= Your goal =
Your copy of the material must match it exactly, except that pictures are dropped.
○ ○ ○ ○
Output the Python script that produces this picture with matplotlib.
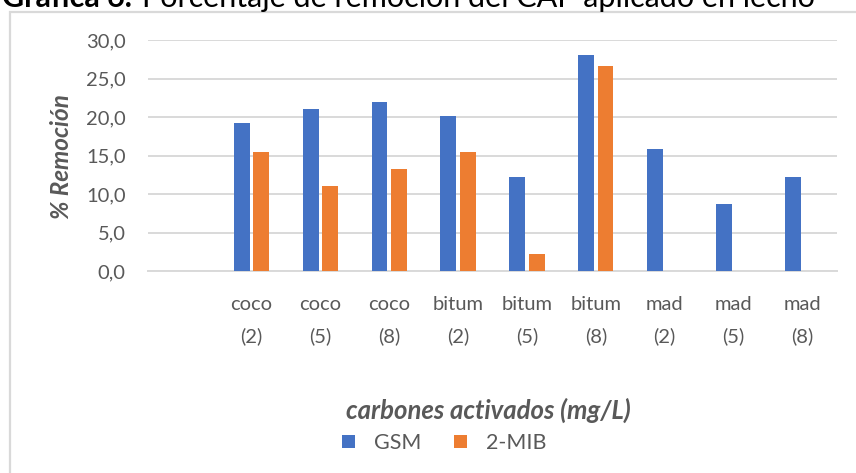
import numpy as np
import matplotlib.pyplot as plt
from matplotlib.patches import Rectangle

# Porcentaje de remoción por tipo de carbón activado y dosis (mg/L)
categorias = ["", "coco\n(2)", "coco\n(5)", "coco\n(8)", "bitum\n(2)", "bitum\n(5)",
              "bitum\n(8)", "mad\n(2)", "mad\n(5)", "mad\n(8)"]
gsm = [np.nan, 19.2, 21.0, 21.9, 20.1, 12.2, 28.1, 15.8, 8.7, 12.2]
mib = [np.nan, 15.5, 11.1, 13.3, 15.5, 2.2, 26.6, np.nan, np.nan, np.nan]
y_ticks = [0, 5, 10, 15, 20, 25, 30]

AZUL = "#4472C4"
NARANJA = "#ED7D31"
GRIS_TXT = "#595959"
GRIS_LINEA = "#D9D9D9"

plt.rcParams["font.family"] = ["Lato", "DejaVu Sans"]

W, H = 856, 473
fig = plt.figure(figsize=(W / 100, H / 100), dpi=100)

# marco del gráfico
fig.patches.append(Rectangle((10 / W, -0.05), 1.0, 1 - 12 / H + 0.05,
                             transform=fig.transFigure, fill=False,
                             edgecolor=GRIS_LINEA, linewidth=1.6))

# título (queda recortado por el borde superior)
t1 = fig.text(2 / W, 1 - 7 / H, "Gráfica 6.", fontsize=22, fontweight="bold",
              color="black", va="baseline", ha="left")
fig.canvas.draw()
bb = t1.get_window_extent(fig.canvas.get_renderer())
fig.text((bb.x1 + 10) / W, 1 - 7 / H,
         "Porcentaje de remoción del CAP aplicado en lecho",
         fontsize=22, color="black", va="baseline", ha="left")

ax = fig.add_axes([148 / W, 1 - 271 / H, (837 - 148) / W, (271 - 40) / H])

x = np.arange(len(categorias))
ancho = 0.23
desp = 0.14
ax.bar(x - desp, gsm, width=ancho, color=AZUL, label="GSM", zorder=3)
ax.bar(x + desp, mib, width=ancho, color=NARANJA, label="2-MIB", zorder=3)

ax.set_xlim(-0.5, len(categorias) - 0.5)
ax.set_ylim(0, 30)
ax.set_yticks(y_ticks)
ax.set_yticklabels([f"{v:.1f}".replace(".", ",") for v in y_ticks])
ax.set_xticks(x)
ax.set_xticklabels(categorias, linespacing=1.95)

ax.grid(axis="y", color=GRIS_LINEA, linewidth=1.4, zorder=0)
for s in ["top", "right", "left"]:
    ax.spines[s].set_visible(False)
ax.spines["bottom"].set_color(GRIS_LINEA)
ax.spines["bottom"].set_linewidth(1.4)
ax.tick_params(axis="both", length=0, labelsize=14.5, labelcolor=GRIS_TXT)
ax.tick_params(axis="y", pad=16)
ax.tick_params(axis="x", pad=18)

fig.text(62 / W, 1 - 157 / H, "% Remoción", fontsize=17.5, fontweight="bold",
         style="italic", color=GRIS_TXT, rotation=90, ha="center", va="center")

fig.text(488 / W, 1 - 410 / H, "carbones activados (mg/L)", fontsize=18.5,
         fontweight="bold", style="italic", color=GRIS_TXT, ha="center", va="center")

fig.legend(loc="center", bbox_to_anchor=(444 / W, 1 - 443 / H), ncol=2,
           frameon=False, fontsize=15.5, labelcolor=GRIS_TXT, handlelength=0.6,
           handleheight=0.6, handletextpad=0.9, columnspacing=1.5)

fig.savefig("out.png", dpi=100)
○ ○ ○ ○
= Result for this task =
Output the Python script that produces this picture with matplotlib.
import numpy as np
import matplotlib.pyplot as plt
from matplotlib.patches import Rectangle

# Porcentaje de remoción por tipo de carbón activado y dosis (mg/L)
categorias = ["", "coco\n(2)", "coco\n(5)", "coco\n(8)", "bitum\n(2)", "bitum\n(5)",
              "bitum\n(8)", "mad\n(2)", "mad\n(5)", "mad\n(8)"]
gsm = [np.nan, 19.2, 21.0, 21.9, 20.1, 12.2, 28.1, 15.8, 8.7, 12.2]
mib = [np.nan, 15.5, 11.1, 13.3, 15.5, 2.2, 26.6, np.nan, np.nan, np.nan]
y_ticks = [0, 5, 10, 15, 20, 25, 30]

AZUL = "#4472C4"
NARANJA = "#ED7D31"
GRIS_TXT = "#595959"
GRIS_LINEA = "#D9D9D9"

plt.rcParams["font.family"] = ["Lato", "DejaVu Sans"]

W, H = 856, 473
fig = plt.figure(figsize=(W / 100, H / 100), dpi=100)

# marco del gráfico
fig.patches.append(Rectangle((10 / W, -0.05), 1.0, 1 - 12 / H + 0.05,
                             transform=fig.transFigure, fill=False,
                             edgecolor=GRIS_LINEA, linewidth=1.6))

# título (queda recortado por el borde superior)
t1 = fig.text(2 / W, 1 - 7 / H, "Gráfica 6.", fontsize=22, fontweight="bold",
              color="black", va="baseline", ha="left")
fig.canvas.draw()
bb = t1.get_window_extent(fig.canvas.get_renderer())
fig.text((bb.x1 + 10) / W, 1 - 7 / H,
         "Porcentaje de remoción del CAP aplicado en lecho",
         fontsize=22, color="black", va="baseline", ha="left")

ax = fig.add_axes([148 / W, 1 - 271 / H, (837 - 148) / W, (271 - 40) / H])

x = np.arange(len(categorias))
ancho = 0.23
desp = 0.14
ax.bar(x - desp, gsm, width=ancho, color=AZUL, label="GSM", zorder=3)
ax.bar(x + desp, mib, width=ancho, color=NARANJA, label="2-MIB", zorder=3)

ax.set_xlim(-0.5, len(categorias) - 0.5)
ax.set_ylim(0, 30)
ax.set_yticks(y_ticks)
ax.set_yticklabels([f"{v:.1f}".replace(".", ",") for v in y_ticks])
ax.set_xticks(x)
ax.set_xticklabels(categorias, linespacing=1.95)

ax.grid(axis="y", color=GRIS_LINEA, linewidth=1.4, zorder=0)
for s in ["top", "right", "left"]:
    ax.spines[s].set_visible(False)
ax.spines["bottom"].set_color(GRIS_LINEA)
ax.spines["bottom"].set_linewidth(1.4)
ax.tick_params(axis="both", length=0, labelsize=14.5, labelcolor=GRIS_TXT)
ax.tick_params(axis="y", pad=16)
ax.tick_params(axis="x", pad=18)

fig.text(62 / W, 1 - 157 / H, "% Remoción", fontsize=17.5, fontweight="bold",
         style="italic", color=GRIS_TXT, rotation=90, ha="center", va="center")

fig.text(488 / W, 1 - 410 / H, "carbones activados (mg/L)", fontsize=18.5,
         fontweight="bold", style="italic", color=GRIS_TXT, ha="center", va="center")

fig.legend(loc="center", bbox_to_anchor=(444 / W, 1 - 443 / H), ncol=2,
           frameon=False, fontsize=15.5, labelcolor=GRIS_TXT, handlelength=0.6,
           handleheight=0.6, handletextpad=0.9, columnspacing=1.5)

fig.savefig("out.png", dpi=100)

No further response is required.